Sullo sfondo tre volti: Carlo Borsani (Medaglia d’Oro e giornalista assassinato da partigiani e vilipeso il 29 aprile 1945 in Piazzale Susa a Milano); Sergio Ramelli; Enrico Pedenovi (consigliere provinciale missino assassinato il 29 aprile 1976 da un commando di Prima Linea). Significativi esempi di una scia di sangue che l’antifascismo militante a Milano lasciò nel trentennio che va dall’immediato dopoguerra a alla fine degli anni ’70.

La serata ha voluto rimarcare il significato del suo titolo, cioè abbinare il ricordo di Sergio Ramelli come esempio di “coraggio della libertà”. Da studente e da militante Sergio Ramelli dimostrò il coraggio delle proprie idee e del proprio amore per l’Italia in un contesto ostile e pericoloso per la sua incolumità personale, fino all’estremo sacrificio. Emblema di una volontà che una nuova generazione deve tenere come stella polare a fronte delle aggressioni mediatiche che le idee alternative al pensiero unico “politicamente corretto” subiscono quotidianamente ancora oggi. Un metodo di aggressione culturale mutuato dai metodi che i gruppi paramilitari di estrema sinistra degli anni ’70 hanno attuato nei confronti della Destra.

Oltre a ciò l’iniziativa ha voluto offrire degli spunti per una riflessione sulla vera e propria guerra civile che caratterizzò gli anni di piombo e sulle morti violente legate alla politica nel dopoguerra. In segno di riflessione è stata infatti menzionata anche la figura del militante comunista di Castano Primo Giovanni Ardizzone, morto nel 1962 diciannovenne a Milano durante le manifestazioni (sfociate in scontri con la Polizia) in solidarietà alla Cuba di Fidel Castro aggredita dagli USA. Con un piccolo particolare da molti dimenticato: nel 1958, il giovanissimo castanese – prima di approdare alla sinistra e dopo un’esperienza all’Azione Cattolica – era iscritto alla sezione missina di Castano Primo. Segno che la disumanizzazione del nemico politico allora come oggi non aveva alcun fondamento se non quello di perseguire una divisione generazionale funzionale al mantenimento degli assetti di potere vigenti.
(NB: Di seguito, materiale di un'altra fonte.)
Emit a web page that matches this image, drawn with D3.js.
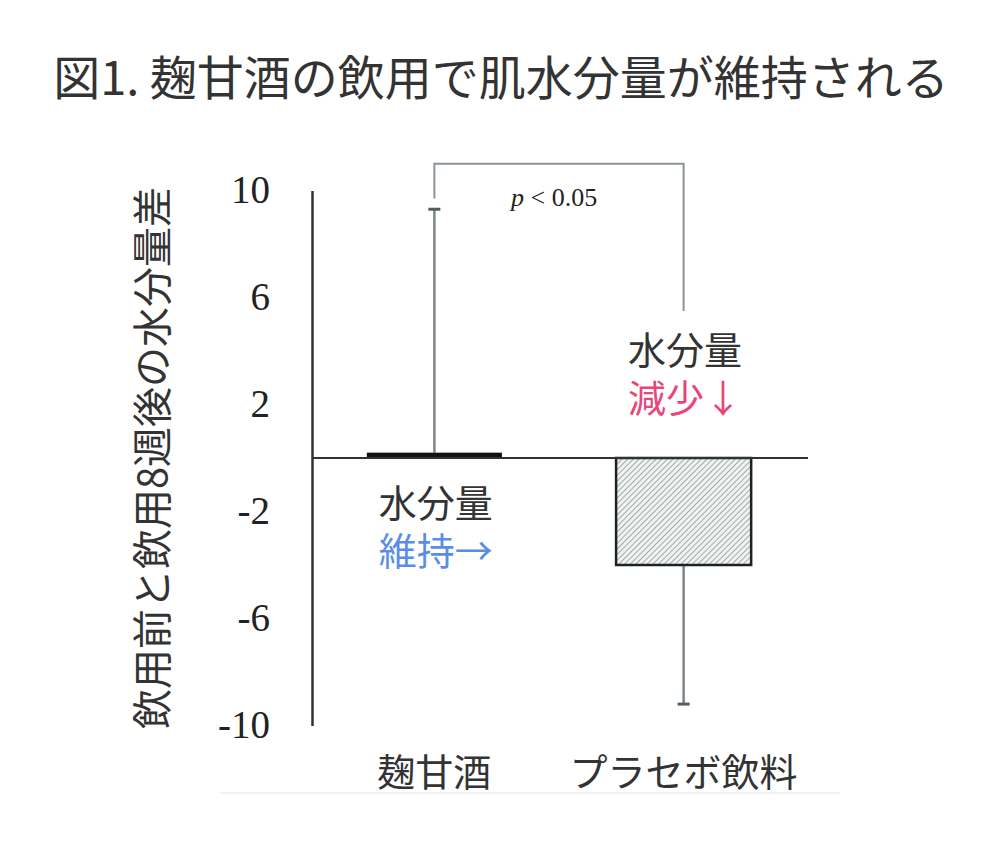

“Sergio Ramelli caduto per l’Italia” è la scritta sulla targa di via Paladini a Milano, nel luogo dove fu colpito da quelle chiavi inglesi agitate dai militanti di Avanguardia Operaia che lo portarono ad una morte agonizzante.Sicuramente caduto perché l’Italia del futuro fosse migliore della distopia che sognavano i suoi assassini.

Per questo oggi la sua figura appartiene a tutti gli Italiani.